Wednesday, September 17, 2014

Belle Grove

In the summer of 1885, veterans of the Union Army of the Shenandoah returned to a Virginia plantation called Belle Grove for a somber reunion. Twenty-one years earlier, at dawn on October 19, 1864, Confederate General Jubal Early led a surprise attack on Sheridan's encampment at Belle Grove, routing 7 Union infantry divisions into ignominious flight. The Battle of Belle Grove was one of the Confederacy's greatest victories....until later that day.

Early's planning was brilliant - as were his generals Pegram, Evans and Ramseur - but he stopped too soon. He would later claim he had no choice. The sight of all those Yankee backs persuaded his hungry troops to abandon fighting in favor of looting. Sheridan's scorched earth campaign had laid waste to the rich Shenandoah Valley. What the locals called "Red October" had been a Union tactic to deny the Confederate army food. Gen. Sheridan was 6 miles north at Winchester when the attack on Belle Grove began. He galloped south on a famous ride, rallied his fleeing troops, descended on Early's disorganized forces, and drove them out. 900 men died that day; 5500 were wounded; over a thousand were simply "missing."

Among the dead at Belle Grove, besides Jubal Early's career, was Major General Stephen D. Ramseur, a 27-year-old West Point graduate whom Robert E. Lee had promoted to Major General only 4 months earlier. Ramseur, a frequently wounded veteran of Chancellorsville, Spotsylvania Courthouse, Malvern Hill and Monocacy, was an educated man and, at least to judge from his picture, a sensitive one as well. The day he died was also the day he learned of the birth of his first child. Shot through both lungs, he was carried to Belle Grove where his captors, unlike the despicable combatants we hear of today, made him as comfortable as possible. He died the following morning surrounded by former West Point classmates.

A notable survivor of this bloodbath was Belle Grove itself. Built in 1797 for Major Isaac Hite (1758-1836), it had been a showplace until 1860 when Hite descendants moved out. After miraculously surviving Sheridan's burning of the upper Shenandoah Valley, it limped through the rest of the 19th century in progressively declining condition. Of its postwar owners, my favorite, only by virtue of his name, was J. Wilson Smellie.

In 1907 things looked up. Andrew Jackson Brumback (1849-1912), a man about whom I can discover very little, bought Belle Grove and embarked on a program of long postponed repairs and upgrades. By 1922, Brumback's son Herbert was running it as popular country inn, interestingly, without benefit of electricity. In 1928, the Brumbacks dispensed with candlelight, electrified the house, and sold it the following year to a frequent guest named Francis Welles Hunnewell.

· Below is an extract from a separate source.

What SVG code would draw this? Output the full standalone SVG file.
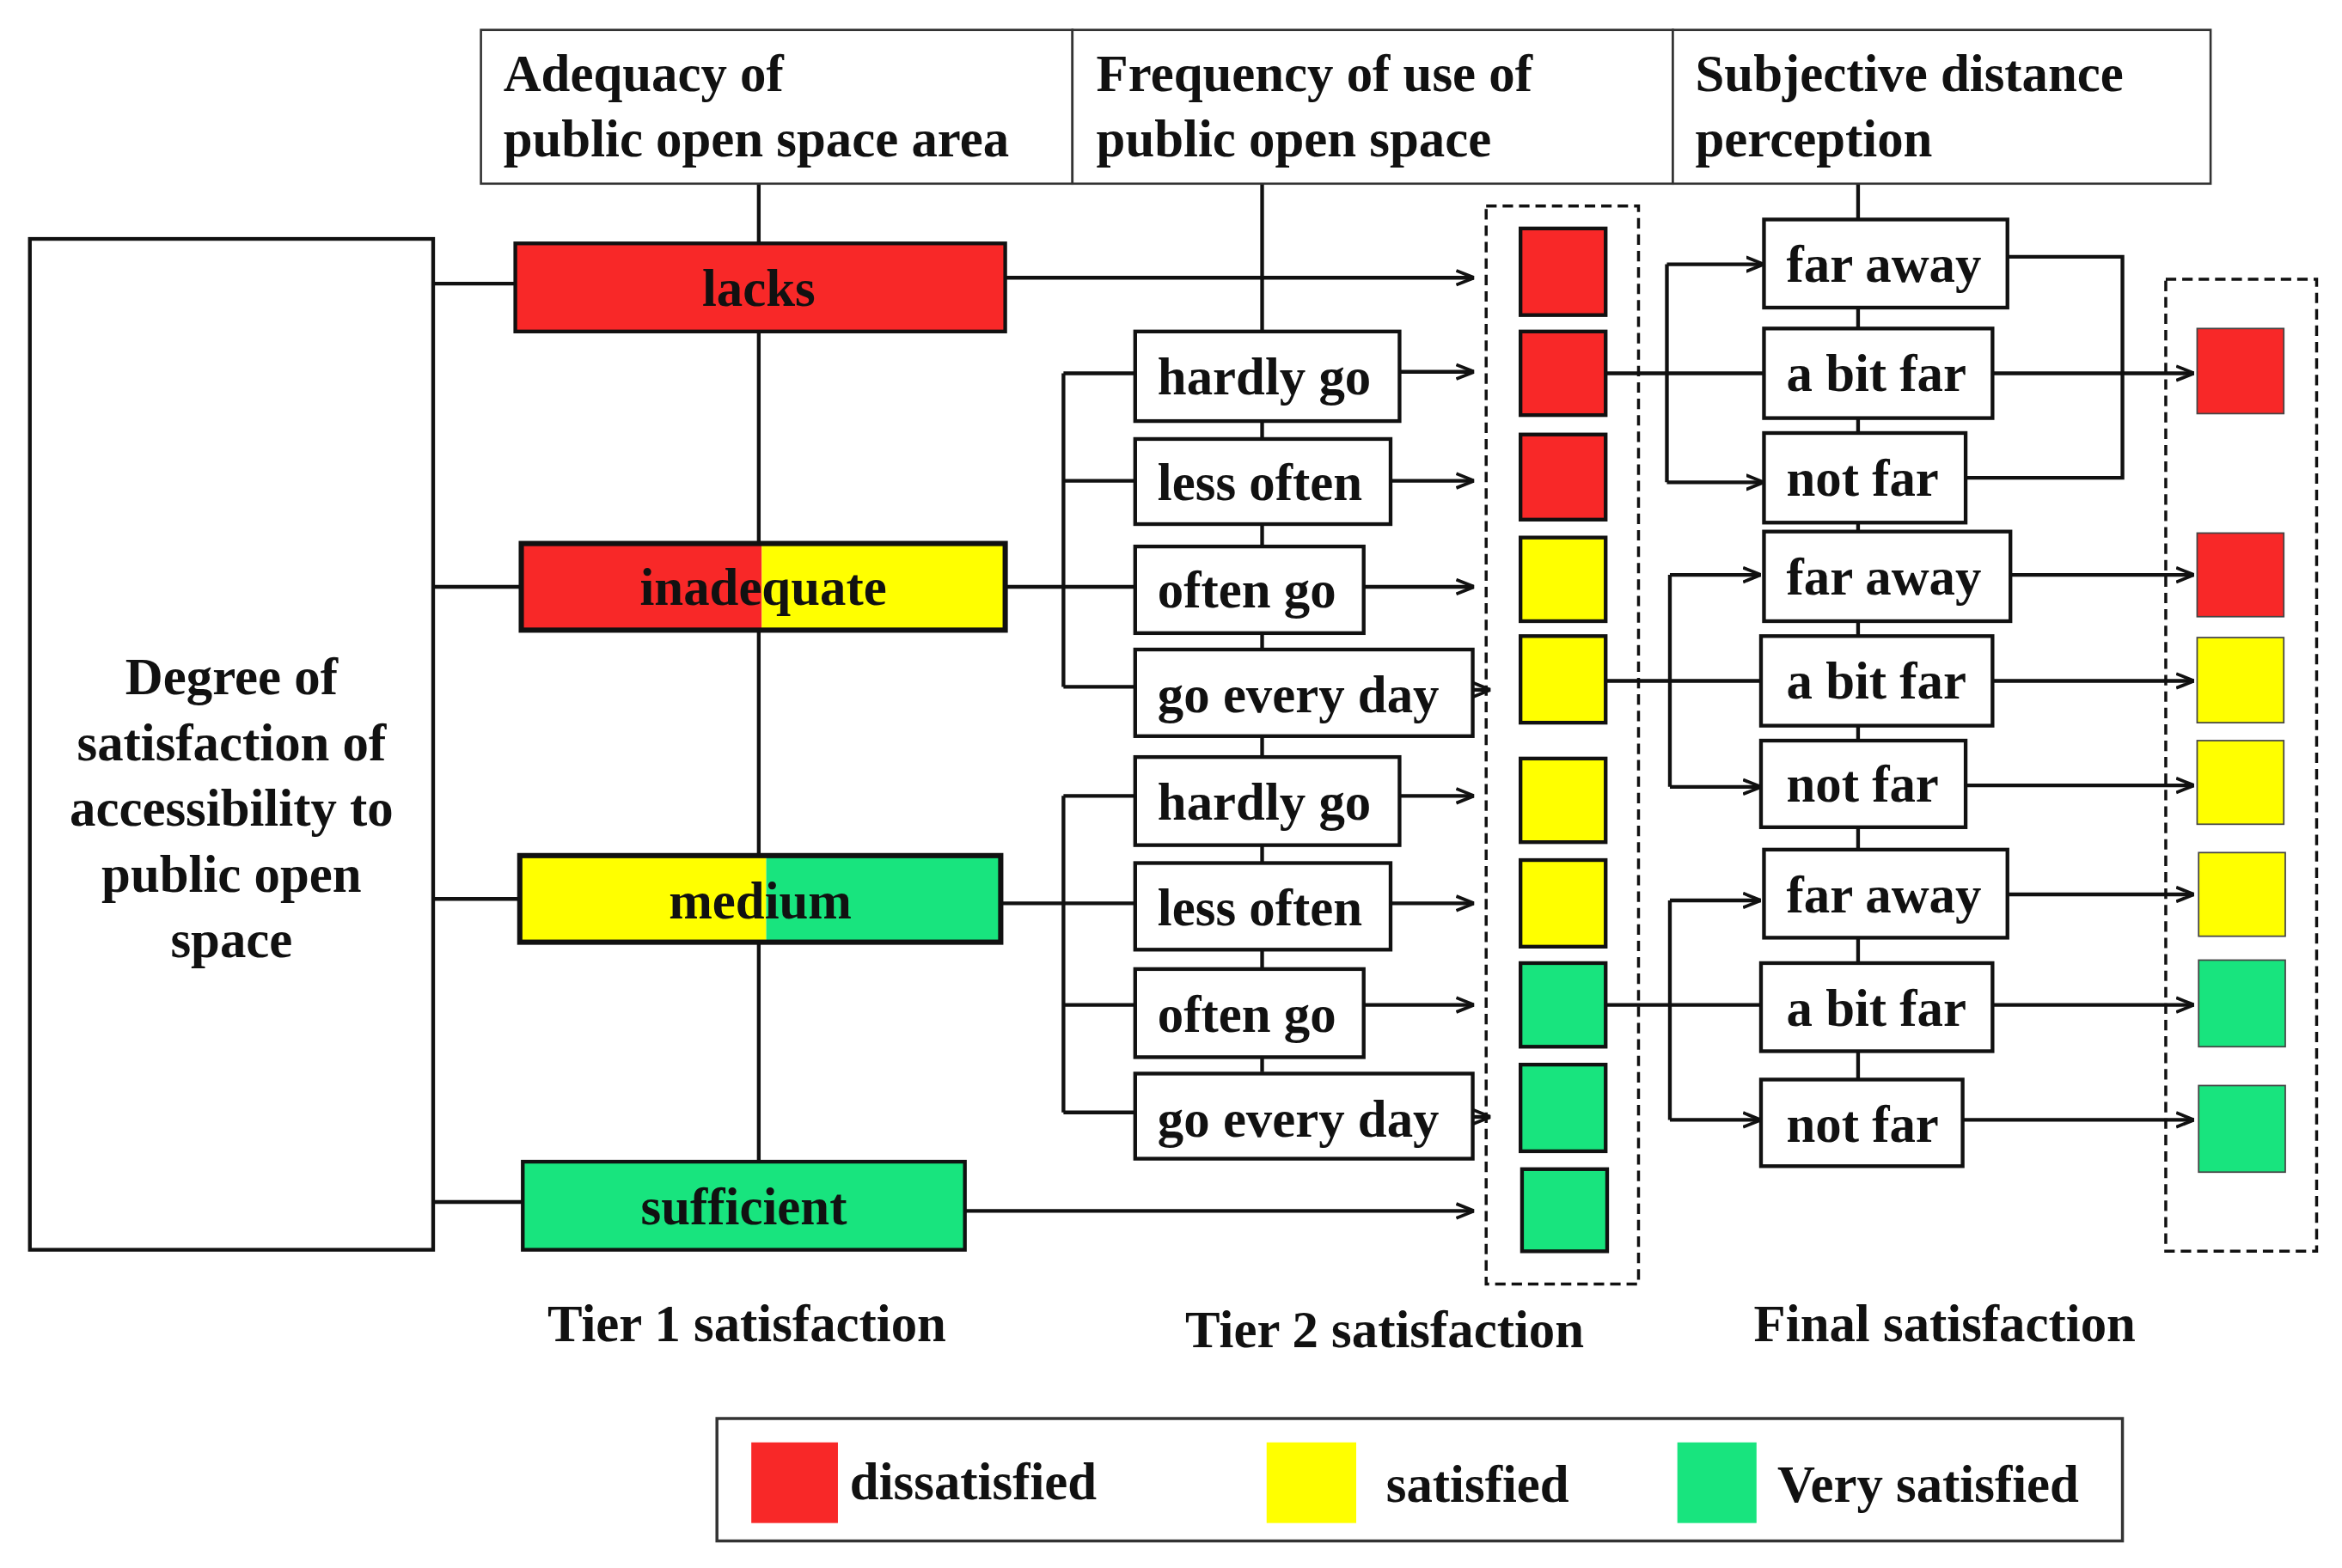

Mr. Hunnewell, a Boston brahmin of taste and resources, was enchanted with Belle Grove, although not with its condition. In 1930 he hired Washington DC architect Horace Peasley to install central heat, a new bathroom, more bedrooms, and replacement windows. Peasley carefully researched the paint colors, replaced crumbling stonework, and restored the house to a close approximation of its antebellum condition. Hunnewell died in 1964 and willed the house on 100 acres to the National Trust for Historic Preservation. The image below shows the 1967 ceremony dedicating Belle Grove as a museum.

Time appears to have stood still on the approach to Belle Grove. You'd never guess Interstate 81 is less than a mile away.


The main pavilion, built of limestone quarried on the plantation, hasn't changed much in over two centuries. The wing on the left, added between 1815 and 1820, has been jiggered around quite a lot. The first view below shows the south, or entrance facade.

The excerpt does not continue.